Primary LanguageClojure

metrics-box

Assumptions

  • Postgres is running on localhost:5432 and has a 'metrics_box' database:

create database metrics_box;

  • metrics & metrics_history tables have been created:

metrics-box.postgresql/create-tables

Usage

lein ring server

API docs @ localhost:3000/docs

Explanation

Step 1:

Writing out the endpoints based off input & output

  • GET /metrics
    • input - nothing
    • output - array of all the metrics
  • POST /metrics
    • input - metric obj (name, val, timestamp)
    • output - created metric
  • GET /value (value of metric at given time)
    • input - name, timestamp
    • output - value
    • 404 if metric does not exist
  • GET /sum (aggregate value given a time range)
  • input - name, start, end
  • output - value
  • 404 if metric does not exist

Step 2:

Datastore & Schema

As far as a datastores go I have the most experience with Postgres*. I created a metrics table for storing the metric names, and a separate metrics_history table for storing any pings to the server with a referenced metric's name.

metrics:

:id "serial PRIMARY KEY"
:name "varchar(32) UNIQUE NOT NULL"

metrics_history:

:metric_id "int REFERENCES metrics not null"
:value "double precision not null" (since a call exists to return an aggregate value this means it has to be a numerical value and a Double was the most inclusive choice)
:timestamp "timestamp not null"

Step 3:

Start coding!

I've used Compojure-api before for building production APIs and it's included schema support, destructuring of request params, and included Swagger UI for easy testing made it a simple choice. I used Yesql as a SQL DSL since I knew I'd have some slight complicated joins to perform and usually prefer to keep SQL out of my code. When I realized I would need a find_or_create fn to check for an existing metric_id each time a new metric was posted, I checked the Rails documentation to see how they implemented this functionality. Lastly, as minor optimizations I used HikariCP as a JDBC connection pool so I wouldn't have to initialize new connections each time a query was made, wrap-gzip to compress the response, and limit & offset support (with default values) for the /metrics endpoint.

* re: Databases

I had initially decided to use Datomic for this project as I had already used Postgres for a similar project, it was next on my list of databases to try, and it's default of storing all data changes would make it useful for the historical time range queries. I got through the Datomic tutorial and as far as creating a schema and writing out queries for 2/3 of the use-cases:

(def schema
  [{:db/id #db/id[:db.part/db]
    :db/ident :metric/name
    :db/valueType :db.type/string
    :db/cardinality :db.cardinality/one
    :db/unique :db.unique/identity
    :db.install/_attribute :db.part/db}
   {:db/id #db/id[:db.part/db]
    :db/ident :metric/value
    :db/valueType :db.type/float
    :db/cardinality :db.cardinality/one
    :db.install/_attribute :db.part/db}
   {:db/id #db/id[:db.part/db]
    :db/ident :metric/timestamp
    :db/valueType :db.type/instant
    :db/cardinality :db.cardinality/one
    :db.install/_attribute :db.part/db}])

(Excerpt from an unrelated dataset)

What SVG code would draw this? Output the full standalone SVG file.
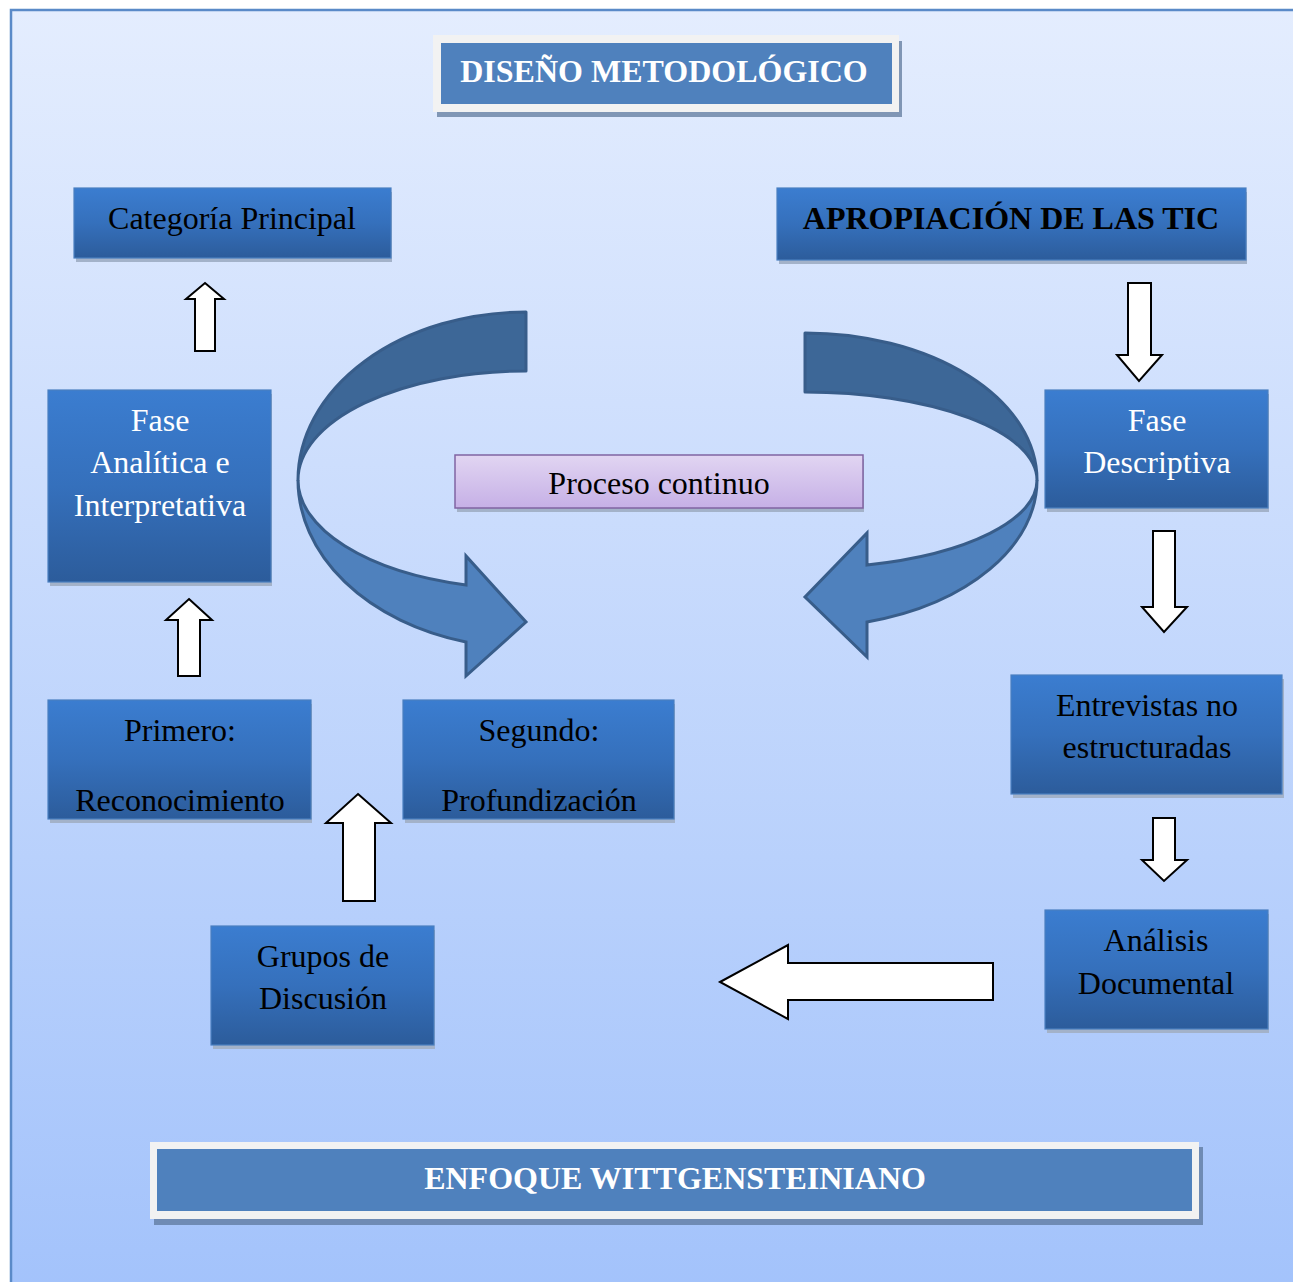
<svg xmlns="http://www.w3.org/2000/svg" width="1293" height="1282" viewBox="0 0 1293 1282">
<defs>
<linearGradient id="bg" x1="0" y1="0" x2="0" y2="1">
<stop offset="0" stop-color="#e4edfe"/>
<stop offset="1" stop-color="#a2c2fb"/>
</linearGradient>
<linearGradient id="boxg" x1="0" y1="0" x2="0" y2="1">
<stop offset="0" stop-color="#3b7dd0"/>
<stop offset="0.5" stop-color="#3570bc"/>
<stop offset="1" stop-color="#2c5c9b"/>
</linearGradient>
<linearGradient id="lav" x1="0" y1="0" x2="0" y2="1">
<stop offset="0" stop-color="#e1d5f2"/>
<stop offset="1" stop-color="#c6b0e6"/>
</linearGradient>
<clipPath id="clipP"><rect x="40" y="690" width="640" height="121"/></clipPath>
</defs>
<style>
.box{fill:url(#boxg);stroke:#4a7fc0;stroke-width:1.2}
.sh{fill:#a3b2c9}
.t{font-family:"Liberation Serif","Times New Roman",serif;font-size:32px;text-anchor:middle}
.k{fill:#000}
.w{fill:#fff}
.b{font-weight:bold}
.blk{fill:#fff;stroke:#000;stroke-width:2;stroke-linejoin:miter}
.dark{fill:#3d6797;stroke:#385d8a;stroke-width:3;stroke-linejoin:round}
.light{fill:#4f81bd;stroke:#385d8a;stroke-width:3;stroke-linejoin:miter}
</style>
<rect x="0" y="0" width="1293" height="1282" fill="#fff"/>
<rect x="11" y="10" width="1300" height="1300" fill="url(#bg)" stroke="#5a8ac8" stroke-width="2.5"/>

<g id="title">
<rect x="437" y="41" width="465" height="76" fill="#8096b5"/>
<rect x="433" y="35" width="466" height="77" fill="#f2f2f2"/>
<rect x="441" y="43" width="451" height="61" fill="#4f81bd"/>
<text class="t w b" x="664" y="82">DISEÑO METODOLÓGICO</text>
</g>

<g id="categoria">
<rect class="sh" x="76" y="192" width="316" height="70"/>
<rect class="box" x="74" y="188" width="317" height="70"/>
<text class="t k" x="232" y="229">Categoría Principal</text>
</g>

<g id="apropiacion">
<rect class="sh" x="779" y="192" width="468" height="72"/>
<rect class="box" x="777" y="188" width="469" height="72"/>
<text class="t k b" x="1011" y="229">APROPIACIÓN DE LAS TIC</text>
</g>

<g id="fase-analitica">
<rect class="sh" x="50" y="394" width="222" height="192"/>
<rect class="box" x="48" y="390" width="223" height="192"/>
<text class="t w" x="160" y="431">Fase</text>
<text class="t w" x="160" y="473">Analítica e</text>
<text class="t w" x="160" y="516">Interpretativa</text>
</g>

<g id="fase-descriptiva">
<rect class="sh" x="1047" y="394" width="222" height="118"/>
<rect class="box" x="1045" y="390" width="223" height="118"/>
<text class="t w" x="1157" y="431">Fase</text>
<text class="t w" x="1157" y="473">Descriptiva</text>
</g>

<g id="proceso">
<rect x="457" y="459" width="407" height="53" fill="#a3b2c9"/>
<rect x="455" y="455" width="408" height="53" fill="url(#lav)" stroke="#8064a2" stroke-width="1.5"/>
<text class="t k" x="659" y="494">Proceso continuo</text>
</g>

<g id="primero">
<rect class="sh" x="50" y="704" width="262" height="119"/>
<rect class="box" x="48" y="700" width="263" height="119"/>
<text class="t k" x="180" y="741">Primero:</text>
<text class="t k" x="180" y="811" clip-path="url(#clipP)">Reconocimiento</text>
</g>

<g id="segundo">
<rect class="sh" x="405" y="704" width="270" height="119"/>
<rect class="box" x="403" y="700" width="271" height="119"/>
<text class="t k" x="539" y="741">Segundo:</text>
<text class="t k" x="539" y="811" clip-path="url(#clipP)">Profundización</text>
</g>

<g id="entrevistas">
<rect class="sh" x="1013" y="679" width="271" height="119"/>
<rect class="box" x="1011" y="675" width="271" height="119"/>
<text class="t k" x="1147" y="716">Entrevistas no</text>
<text class="t k" x="1147" y="758">estructuradas</text>
</g>

<g id="analisis">
<rect class="sh" x="1047" y="914" width="222" height="119"/>
<rect class="box" x="1045" y="910" width="223" height="119"/>
<text class="t k" x="1156" y="951">Análisis</text>
<text class="t k" x="1156" y="994">Documental</text>
</g>

<g id="grupos">
<rect class="sh" x="213" y="930" width="222" height="119"/>
<rect class="box" x="211" y="926" width="223" height="119"/>
<text class="t k" x="323" y="967">Grupos de</text>
<text class="t k" x="323" y="1009">Discusión</text>
</g>

<g id="enfoque">
<rect x="154" y="1147" width="1049" height="78" fill="#6f8bb4"/>
<rect x="150" y="1142" width="1049" height="77" fill="#f2f2f2"/>
<rect x="157" y="1149" width="1035" height="62" fill="#4f81bd"/>
<text class="t w b" x="675" y="1189">ENFOQUE WITTGENSTEINIANO</text>
</g>

<g id="connectors">
<!-- curved arrows -->
<path class="dark" d="M526,312 A228,168 0 0 0 298,480 A228,109 0 0 1 526,371 Z"/>
<path class="light" d="M298,480 A228,168 0 0 0 466,642 L466,676 L526,622 L466,556 L466,585 A228,109 0 0 1 298,480 Z"/>
<path class="dark" d="M805,333 A232,147 0 0 1 1037,480 A232,88 0 0 0 805,392 Z"/>
<path class="light" d="M1037,480 A232,147 0 0 1 867,622 L867,657 L805,597 L867,533 L867,565 A232,88 0 0 0 1037,480 Z"/>
<!-- block arrows -->
<path class="blk" d="M205,283 L224,299 L215,299 L215,351 L195,351 L195,299 L186,299 Z"/>
<path class="blk" d="M189,599 L212,620 L200,620 L200,676 L178,676 L178,620 L166,620 Z"/>
<path class="blk" d="M358,794 L391,823 L375,823 L375,901 L343,901 L343,823 L326,823 Z"/>
<path class="blk" d="M1128,283 L1151,283 L1151,355 L1162,355 L1139,381 L1117,355 L1128,355 Z"/>
<path class="blk" d="M1153,531 L1175,531 L1175,607 L1187,607 L1164,632 L1142,607 L1153,607 Z"/>
<path class="blk" d="M1153,818 L1175,818 L1175,860 L1187,860 L1164,881 L1142,860 L1153,860 Z"/>
<path class="blk" d="M720,982 L788,945 L788,963 L993,963 L993,1000 L788,1000 L788,1019 Z"/>
</g>
</svg>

(def query-value-by-name-and-timestamp
 '[:find (pull ?metric [:metric/value])
   :in $ ?name ?timestamp
   :where [?metric :metric/name ?name]                
          [?metric :metric/timestamp ?timestamp]])

(defn get-all-metrics
  []
 (d/q '[:find (pull ?metric [*])
        :where [?metric :metric/name]] (d/db conn)))

when I realized that querying the API for data based on a time range was a primary function, not something only done for auditing purposes. I realized I should be using a datastore tailored towards querying of historical data (vs my limited knowledge of Datomic accessing datomic.api/history) and switched to Postgres and redesigned the schema.